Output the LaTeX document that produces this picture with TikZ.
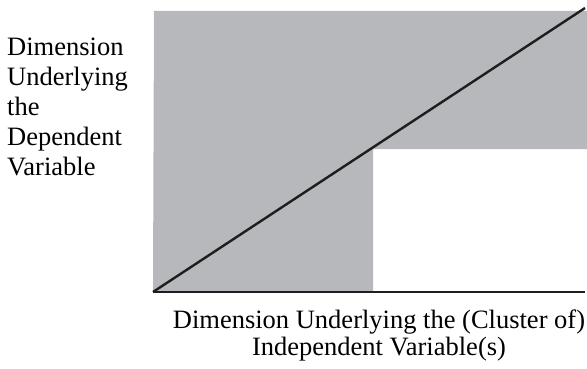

==

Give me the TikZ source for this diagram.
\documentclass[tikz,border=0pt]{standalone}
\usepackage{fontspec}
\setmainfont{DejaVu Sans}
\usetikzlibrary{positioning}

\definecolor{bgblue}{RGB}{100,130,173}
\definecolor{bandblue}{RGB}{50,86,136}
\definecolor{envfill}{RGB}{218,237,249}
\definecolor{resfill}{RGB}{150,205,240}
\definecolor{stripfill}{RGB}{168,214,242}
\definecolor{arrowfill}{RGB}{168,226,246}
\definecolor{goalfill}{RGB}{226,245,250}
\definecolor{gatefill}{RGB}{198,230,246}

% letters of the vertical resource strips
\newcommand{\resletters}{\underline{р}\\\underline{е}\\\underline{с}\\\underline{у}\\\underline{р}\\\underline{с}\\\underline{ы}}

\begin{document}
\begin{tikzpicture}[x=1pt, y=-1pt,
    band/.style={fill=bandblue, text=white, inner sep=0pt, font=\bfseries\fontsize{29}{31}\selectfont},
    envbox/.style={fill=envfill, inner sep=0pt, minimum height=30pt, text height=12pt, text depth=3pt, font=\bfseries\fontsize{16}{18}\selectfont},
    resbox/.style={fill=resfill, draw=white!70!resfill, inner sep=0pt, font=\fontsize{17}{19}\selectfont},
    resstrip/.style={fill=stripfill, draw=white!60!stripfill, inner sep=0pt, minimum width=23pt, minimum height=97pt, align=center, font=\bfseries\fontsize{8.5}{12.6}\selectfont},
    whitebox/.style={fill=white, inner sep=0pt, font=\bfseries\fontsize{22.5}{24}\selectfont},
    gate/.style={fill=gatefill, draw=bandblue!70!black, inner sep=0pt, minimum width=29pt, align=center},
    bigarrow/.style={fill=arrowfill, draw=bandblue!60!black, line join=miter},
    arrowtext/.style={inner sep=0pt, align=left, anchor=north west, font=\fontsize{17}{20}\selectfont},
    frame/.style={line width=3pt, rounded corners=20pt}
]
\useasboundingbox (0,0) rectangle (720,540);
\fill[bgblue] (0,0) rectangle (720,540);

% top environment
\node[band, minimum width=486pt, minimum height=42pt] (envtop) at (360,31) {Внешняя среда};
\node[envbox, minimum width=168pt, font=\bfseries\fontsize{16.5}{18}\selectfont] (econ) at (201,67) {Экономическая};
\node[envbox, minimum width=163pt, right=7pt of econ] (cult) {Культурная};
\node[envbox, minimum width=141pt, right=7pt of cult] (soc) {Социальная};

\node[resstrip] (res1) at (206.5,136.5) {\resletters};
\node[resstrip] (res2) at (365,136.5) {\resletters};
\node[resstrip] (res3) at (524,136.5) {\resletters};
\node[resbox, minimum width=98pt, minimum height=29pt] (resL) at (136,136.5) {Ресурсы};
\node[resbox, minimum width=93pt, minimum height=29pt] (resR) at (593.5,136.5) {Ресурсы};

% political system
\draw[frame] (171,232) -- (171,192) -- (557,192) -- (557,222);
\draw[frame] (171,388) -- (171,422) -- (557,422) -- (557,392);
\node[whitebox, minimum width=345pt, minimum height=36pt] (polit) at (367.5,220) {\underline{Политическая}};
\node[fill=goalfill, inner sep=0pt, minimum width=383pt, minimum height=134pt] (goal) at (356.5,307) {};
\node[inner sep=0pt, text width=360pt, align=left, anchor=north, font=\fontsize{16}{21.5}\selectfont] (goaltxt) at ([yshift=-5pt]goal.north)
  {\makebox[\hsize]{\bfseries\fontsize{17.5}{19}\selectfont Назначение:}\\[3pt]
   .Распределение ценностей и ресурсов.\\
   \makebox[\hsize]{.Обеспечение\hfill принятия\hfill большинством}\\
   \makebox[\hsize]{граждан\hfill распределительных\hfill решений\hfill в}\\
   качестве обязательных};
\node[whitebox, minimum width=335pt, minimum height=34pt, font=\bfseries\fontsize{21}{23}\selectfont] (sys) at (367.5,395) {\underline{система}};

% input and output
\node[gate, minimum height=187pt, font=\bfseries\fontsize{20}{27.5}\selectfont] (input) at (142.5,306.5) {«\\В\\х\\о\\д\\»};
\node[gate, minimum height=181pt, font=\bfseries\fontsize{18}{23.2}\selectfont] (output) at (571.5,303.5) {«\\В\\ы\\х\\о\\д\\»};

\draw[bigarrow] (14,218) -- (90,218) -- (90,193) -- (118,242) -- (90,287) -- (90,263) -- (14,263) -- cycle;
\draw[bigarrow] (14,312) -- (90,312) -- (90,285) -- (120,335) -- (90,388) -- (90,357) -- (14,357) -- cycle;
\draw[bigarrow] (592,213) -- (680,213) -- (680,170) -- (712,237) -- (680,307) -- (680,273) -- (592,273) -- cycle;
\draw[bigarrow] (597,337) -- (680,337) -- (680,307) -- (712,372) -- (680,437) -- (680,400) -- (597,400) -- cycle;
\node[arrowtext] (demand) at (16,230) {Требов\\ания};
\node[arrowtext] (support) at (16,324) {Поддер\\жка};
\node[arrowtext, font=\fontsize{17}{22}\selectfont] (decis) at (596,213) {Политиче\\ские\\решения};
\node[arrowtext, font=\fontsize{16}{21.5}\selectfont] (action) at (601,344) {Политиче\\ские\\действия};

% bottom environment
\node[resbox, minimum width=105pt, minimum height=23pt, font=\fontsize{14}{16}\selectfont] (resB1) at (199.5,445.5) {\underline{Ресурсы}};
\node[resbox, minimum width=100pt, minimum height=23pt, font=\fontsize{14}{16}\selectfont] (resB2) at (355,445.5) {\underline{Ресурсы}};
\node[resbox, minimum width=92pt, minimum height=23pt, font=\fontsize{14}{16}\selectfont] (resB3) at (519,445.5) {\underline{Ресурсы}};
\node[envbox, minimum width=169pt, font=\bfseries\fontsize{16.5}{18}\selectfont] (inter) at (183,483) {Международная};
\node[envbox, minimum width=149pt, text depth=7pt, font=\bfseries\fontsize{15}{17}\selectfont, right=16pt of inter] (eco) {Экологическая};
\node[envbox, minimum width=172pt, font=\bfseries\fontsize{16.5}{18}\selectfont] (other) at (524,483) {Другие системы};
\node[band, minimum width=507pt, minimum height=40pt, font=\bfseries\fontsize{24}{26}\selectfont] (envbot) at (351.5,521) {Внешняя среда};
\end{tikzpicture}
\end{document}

Task to complete
Copy out each line in the preceding records that contains "this".

Completed task
Output the LaTeX document that produces this picture with TikZ.
Give me the TikZ source for this diagram.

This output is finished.